The more informed you are as a client about what things cost, the more effective you can be in guiding a project. You should know, for instance, that if your design firm hires outside talent such as writers, photographers and illustrators and pays them, it is standard policy to markup (generally, 20 %) the fees charged by these professionals. You can choose to pay these contributors directly to avoid the markup, but this should be addressed at the time they’re hired. Printing, historically, has been treated the same way.
You should also be aware that photographers, illustrators and writers are generally paid a “kill fee” if a project is cancelled after work has started. That’s because talent is in constant demand and accepting one project often means turning other work away. In the case of photography, expect to pay when a photo shoot is cancelled. And remember that unless you stipulate otherwise, you are buying one-time usage of the photographs – not the work itself – and that copyright laws are in force the moment the shutter trips. If you want unlimited use, you will have to negotiate and pay for it.
Bear in mind with any business there are always terms and conditions and they set out the ground rules of which a trusted relationship will work.

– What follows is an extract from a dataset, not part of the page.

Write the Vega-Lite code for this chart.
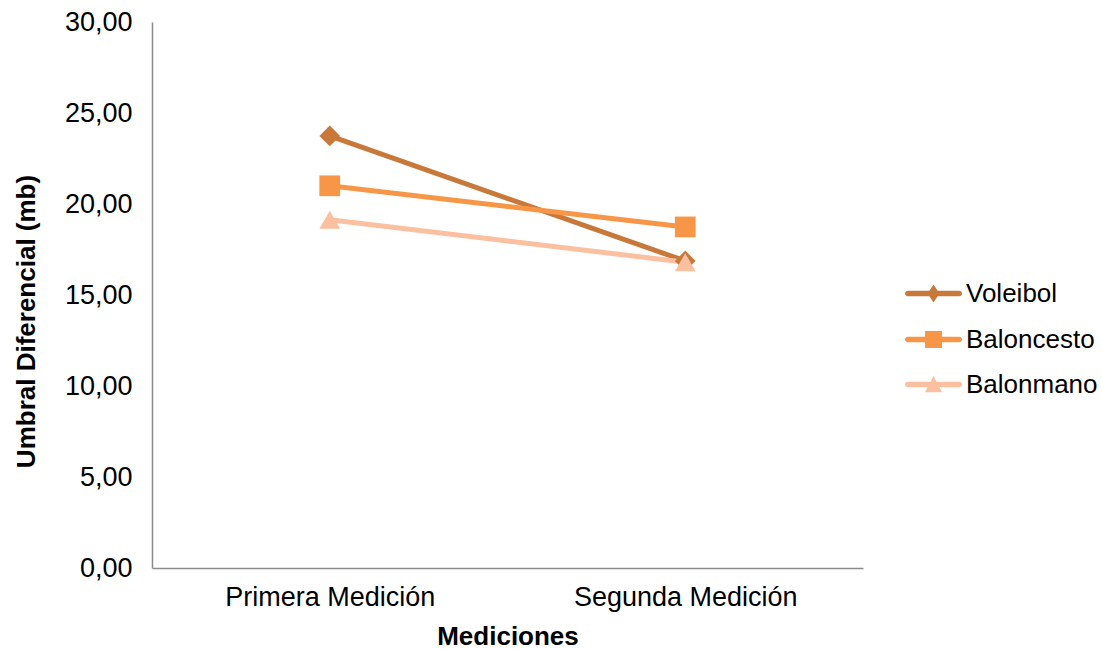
{
  "$schema": "https://vega.github.io/schema/vega-lite/v6.json",
  "width": 711,
  "height": 546,
  "autosize": "none",
  "padding": {"left": 152, "top": 22, "right": 239, "bottom": 81},
  "background": "white",
  "config": {
    "view": {"stroke": null},
    "font": "Liberation Sans",
    "axis": {
      "labelFont": "Liberation Sans",
      "titleFont": "Liberation Sans",
      "labelFontSize": 27,
      "titleFontSize": 26,
      "titleFontWeight": "bold",
      "labelColor": "#000000",
      "titleColor": "#000000",
      "labelLimit": 400,
      "domainColor": "#8c8c8c",
      "domainWidth": 1.5,
      "ticks": false,
      "grid": false
    },
    "legend": {
      "labelFont": "Liberation Sans",
      "labelFontSize": 26,
      "labelColor": "#000000",
      "symbolOpacity": 1,
      "symbolSize": 3249,
      "symbolStrokeWidth": 0,
      "labelOffset": 4,
      "padding": 0,
      "orient": "none",
      "title": null
    }
  },
  "data": {
    "values": [
      {"Deporte": "Voleibol", "Medicion": "Primera Medición", "Valor": 23.74},
      {"Deporte": "Voleibol", "Medicion": "Segunda Medición", "Valor": 16.87},
      {"Deporte": "Baloncesto", "Medicion": "Primera Medición", "Valor": 21.0},
      {"Deporte": "Baloncesto", "Medicion": "Segunda Medición", "Valor": 18.74},
      {"Deporte": "Balonmano", "Medicion": "Primera Medición", "Valor": 19.14},
      {"Deporte": "Balonmano", "Medicion": "Segunda Medición", "Valor": 16.8}
    ]
  },
  "encoding": {
    "x": {
      "field": "Medicion",
      "type": "nominal",
      "sort": ["Primera Medición", "Segunda Medición"],
      "scale": {"type": "point", "padding": 0.5},
      "axis": {"title": "Mediciones", "labelAngle": 0, "labelPadding": 16, "titlePadding": 13}
    },
    "y": {
      "field": "Valor",
      "type": "quantitative",
      "scale": {"domain": [0, 30], "nice": false},
      "axis": {
        "title": "Umbral Diferencial (mb)",
        "values": [0, 5, 10, 15, 20, 25, 30],
        "labelExpr": "replace(format(datum.value, '.2f'), '.', ',')",
        "labelPadding": 20,
        "titlePadding": 25,
        "titleY": 299
      }
    }
  },
  "layer": [
    {
      "mark": {"type": "line", "strokeWidth": 5},
      "encoding": {
        "color": {
          "field": "Deporte", "type": "nominal",
          "scale": {"domain": ["Voleibol", "Baloncesto", "Balonmano"], "range": ["#C8793A", "#F79646", "#FAC0A0"]},
          "legend": null
        },
        "detail": {"field": "Deporte"}
      }
    },
    {
      "mark": {"type": "point", "filled": true, "opacity": 1, "size": 430},
      "encoding": {
        "color": {
          "field": "Deporte", "type": "nominal",
          "scale": {"domain": ["Voleibol", "Baloncesto", "Balonmano"], "range": ["#C8793A", "#F79646", "#FAC0A0"]},
          "legend": null
        },
        "shape": {
          "field": "Deporte", "type": "nominal",
          "scale": {"domain": ["Voleibol", "Baloncesto", "Balonmano"], "range": ["diamond", "square", "triangle-up"]},
          "legend": null
        }
      }
    },
    {
      "transform": [{"filter": "datum.Deporte === 'Voleibol'"}],
      "mark": {"type": "point", "filled": true, "opacity": 0, "size": 3249, "color": "#C8793A"},
      "encoding": {
        "shape": {
          "field": "Deporte", "type": "nominal",
          "scale": {
            "domain": ["Voleibol"],
            "range": ["M-0.9,-0.1L0.9,-0.1A0.1,0.1 0 0 1 0.9,0.1L-0.9,0.1A0.1,0.1 0 0 1 -0.9,-0.1Z M0,-0.32L0.21,0L0,0.32L-0.21,0Z"]
          },
          "legend": {"title": null, "orient": "none", "legendX": 753, "legendY": 243, "symbolFillColor": "#C8793A"}
        }
      }
    },
    {
      "transform": [{"filter": "datum.Deporte === 'Baloncesto'"}],
      "mark": {"type": "point", "filled": true, "opacity": 0, "size": 3249, "color": "#F79646"},
      "encoding": {
        "shape": {
          "field": "Deporte", "type": "nominal",
          "scale": {
            "domain": ["Baloncesto"],
            "range": ["M-0.9,-0.1L0.9,-0.1A0.1,0.1 0 0 1 0.9,0.1L-0.9,0.1A0.1,0.1 0 0 1 -0.9,-0.1Z M-0.3,-0.3L0.3,-0.3L0.3,0.3L-0.3,0.3Z"]
          },
          "legend": {"title": null, "orient": "none", "legendX": 753, "legendY": 289, "symbolFillColor": "#F79646"}
        }
      }
    },
    {
      "transform": [{"filter": "datum.Deporte === 'Balonmano'"}],
      "mark": {"type": "point", "filled": true, "opacity": 0, "size": 3249, "color": "#FAC0A0"},
      "encoding": {
        "shape": {
          "field": "Deporte", "type": "nominal",
          "scale": {
            "domain": ["Balonmano"],
            "range": ["M-0.9,-0.1L0.9,-0.1A0.1,0.1 0 0 1 0.9,0.1L-0.9,0.1A0.1,0.1 0 0 1 -0.9,-0.1Z M0,-0.3L0.3,0.27L-0.3,0.27Z"]
          },
          "legend": {"title": null, "orient": "none", "legendX": 753, "legendY": 334, "symbolFillColor": "#FAC0A0"}
        }
      }
    }
  ],
  "resolve": {"scale": {"shape": "independent"}, "legend": {"shape": "independent"}}
}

Who leads and who follows?
It is the client’s responsibility to lead a project and the designer’s to design and manage the design process. Don’t confuse leadership with involvement. As the person representing the client, you might want a great deal of involvement, or very little. If you provide leadership, your participation can be whatever you want it to be.
There are countless volumes on the subject of leadership, so we won’t presume to give leadership lessons here. The same general principles apply. In a design project, leadership requires that you give clear direction at the outset. You must be available when needed by the design team and ready to make decisions in a timely manner. You should understand how the design supports your objectives (so you can sell it). You will need to monitor major delivery points and be prepared to get the necessary approvals. On this last point, some designers are excellent presenters, and, in fact, like to present their work to the final authority. But while they can be persuasive, they are not the ones to get the Final sign-off. As the leader of the team, you are the deal-maker, the closer.
If you identify and articulate your objectives, establish your process early, see that the design team has access to what it needs from you, have a detailed budget and schedule to measure progress with, and lead the process from beginning to end, there is no reason that you won’t be able to enjoy the design process as much as the end product.
At least, that’s how many of our members and their clients see it.